# Getting on to street handrails



## m_jel (Apr 21, 2009)

umm, maybe use a shovel to move the snow? or else you could always just wait for the snow to collect itself in the perfect arrangement for a run-in, kick and run-out that you like


----------



## AZred60 (Jan 15, 2008)

start off on rails that are pretty low consequence and work your way up to some sketchier shit. shorter rails will obviously be easier. and rails with stairs on both sides are gonna hurt more than rails with stairs on one side cuz you can bail away from the stairs. as for the run in, a lot of its personal preference. just make sure its flat and packed as you wanna be able to get a stable ollie off it. you wanna make it big enough to allow yourself to get your nose or tail over the rail with some room to spare.


----------



## bakesale (Nov 28, 2008)

make sure to pack the snow good and hard with a shovel, use bottles of water to help the run up freeze nicely. make sure the snow at the landing is good and soft to cushion your knees.


----------



## Mr.
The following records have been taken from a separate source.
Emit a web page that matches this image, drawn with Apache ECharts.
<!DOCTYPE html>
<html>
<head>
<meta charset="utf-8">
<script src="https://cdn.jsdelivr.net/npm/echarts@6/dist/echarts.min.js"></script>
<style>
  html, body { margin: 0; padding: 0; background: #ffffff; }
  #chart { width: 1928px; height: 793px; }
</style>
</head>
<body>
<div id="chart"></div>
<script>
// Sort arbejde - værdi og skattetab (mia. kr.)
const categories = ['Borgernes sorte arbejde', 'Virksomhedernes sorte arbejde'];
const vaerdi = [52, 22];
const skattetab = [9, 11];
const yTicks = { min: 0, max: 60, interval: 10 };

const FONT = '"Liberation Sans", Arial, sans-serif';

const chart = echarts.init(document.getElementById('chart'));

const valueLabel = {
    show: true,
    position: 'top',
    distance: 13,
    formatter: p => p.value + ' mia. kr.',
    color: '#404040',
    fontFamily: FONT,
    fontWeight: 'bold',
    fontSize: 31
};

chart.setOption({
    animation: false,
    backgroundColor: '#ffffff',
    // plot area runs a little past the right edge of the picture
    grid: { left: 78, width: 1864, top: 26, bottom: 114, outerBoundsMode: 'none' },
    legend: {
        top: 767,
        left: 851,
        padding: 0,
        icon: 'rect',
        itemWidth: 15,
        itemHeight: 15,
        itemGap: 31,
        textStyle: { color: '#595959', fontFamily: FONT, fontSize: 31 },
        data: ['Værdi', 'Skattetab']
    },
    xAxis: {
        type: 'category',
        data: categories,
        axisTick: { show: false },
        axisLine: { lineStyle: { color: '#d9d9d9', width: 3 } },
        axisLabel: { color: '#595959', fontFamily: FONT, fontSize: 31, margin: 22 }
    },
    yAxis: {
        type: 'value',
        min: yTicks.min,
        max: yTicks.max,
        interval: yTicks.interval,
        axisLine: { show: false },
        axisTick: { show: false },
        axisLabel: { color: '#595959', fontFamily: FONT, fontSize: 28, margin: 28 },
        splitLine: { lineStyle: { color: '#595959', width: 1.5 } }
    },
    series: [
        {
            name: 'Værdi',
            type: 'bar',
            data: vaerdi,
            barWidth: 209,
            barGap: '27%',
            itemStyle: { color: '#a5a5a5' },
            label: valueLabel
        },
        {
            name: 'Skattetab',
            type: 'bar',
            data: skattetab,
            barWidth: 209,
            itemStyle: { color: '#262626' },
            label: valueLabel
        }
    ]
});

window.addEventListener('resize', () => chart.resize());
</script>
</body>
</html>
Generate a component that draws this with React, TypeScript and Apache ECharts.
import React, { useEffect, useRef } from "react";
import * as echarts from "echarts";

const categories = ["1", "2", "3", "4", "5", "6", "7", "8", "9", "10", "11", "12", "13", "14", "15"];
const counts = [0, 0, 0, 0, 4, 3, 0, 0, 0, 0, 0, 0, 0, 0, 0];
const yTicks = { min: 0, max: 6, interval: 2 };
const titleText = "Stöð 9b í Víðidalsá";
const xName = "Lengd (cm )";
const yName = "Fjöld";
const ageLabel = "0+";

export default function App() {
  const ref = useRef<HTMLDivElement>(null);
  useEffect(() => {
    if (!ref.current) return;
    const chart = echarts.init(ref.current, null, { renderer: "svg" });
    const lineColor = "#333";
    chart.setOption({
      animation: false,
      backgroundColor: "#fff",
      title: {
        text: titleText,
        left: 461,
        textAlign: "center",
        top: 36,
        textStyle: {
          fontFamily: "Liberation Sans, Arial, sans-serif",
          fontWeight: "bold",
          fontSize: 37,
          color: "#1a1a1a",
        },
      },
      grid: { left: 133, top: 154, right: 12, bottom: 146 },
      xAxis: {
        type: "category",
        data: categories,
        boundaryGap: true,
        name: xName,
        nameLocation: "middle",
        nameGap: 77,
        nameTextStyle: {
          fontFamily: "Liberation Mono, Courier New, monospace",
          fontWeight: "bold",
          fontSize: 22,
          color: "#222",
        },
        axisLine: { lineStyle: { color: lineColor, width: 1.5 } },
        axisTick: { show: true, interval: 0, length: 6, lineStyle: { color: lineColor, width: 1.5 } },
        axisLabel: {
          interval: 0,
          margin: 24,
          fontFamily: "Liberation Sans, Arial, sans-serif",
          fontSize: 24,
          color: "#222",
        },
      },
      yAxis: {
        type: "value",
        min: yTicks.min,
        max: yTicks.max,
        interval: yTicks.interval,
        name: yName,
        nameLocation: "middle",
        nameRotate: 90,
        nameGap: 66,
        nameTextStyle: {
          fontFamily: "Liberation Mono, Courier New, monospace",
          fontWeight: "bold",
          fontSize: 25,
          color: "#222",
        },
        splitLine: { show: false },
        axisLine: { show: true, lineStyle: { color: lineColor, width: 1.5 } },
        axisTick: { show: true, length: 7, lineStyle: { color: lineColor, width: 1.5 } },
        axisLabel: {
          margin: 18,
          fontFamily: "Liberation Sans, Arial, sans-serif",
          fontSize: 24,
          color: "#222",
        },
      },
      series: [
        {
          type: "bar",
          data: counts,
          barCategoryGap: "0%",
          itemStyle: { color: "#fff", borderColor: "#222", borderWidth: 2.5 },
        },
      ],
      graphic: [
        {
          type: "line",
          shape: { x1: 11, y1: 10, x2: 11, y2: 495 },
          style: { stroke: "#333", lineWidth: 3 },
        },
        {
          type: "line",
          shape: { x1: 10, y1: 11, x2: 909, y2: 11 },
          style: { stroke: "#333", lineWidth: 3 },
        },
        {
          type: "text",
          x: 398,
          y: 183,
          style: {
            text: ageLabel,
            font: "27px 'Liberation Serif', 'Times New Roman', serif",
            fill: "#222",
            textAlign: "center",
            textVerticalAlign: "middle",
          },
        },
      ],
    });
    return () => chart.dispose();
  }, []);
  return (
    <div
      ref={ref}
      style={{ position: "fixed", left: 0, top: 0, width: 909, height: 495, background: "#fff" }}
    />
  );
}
Polonia (Apr 5, 2009)

bakesale said:


> make sure to pack the snow good and hard with a shovel, use bottles of water to help the run up freeze nicely. make sure the snow at the landing is good and soft to cushion your knees.


also put on a tampon


----------



## Guest (Nov 10, 2009)

haha yea you cant forget that


----------



## Guest (Nov 10, 2009)

got a feeling i may need that :laugh:


----------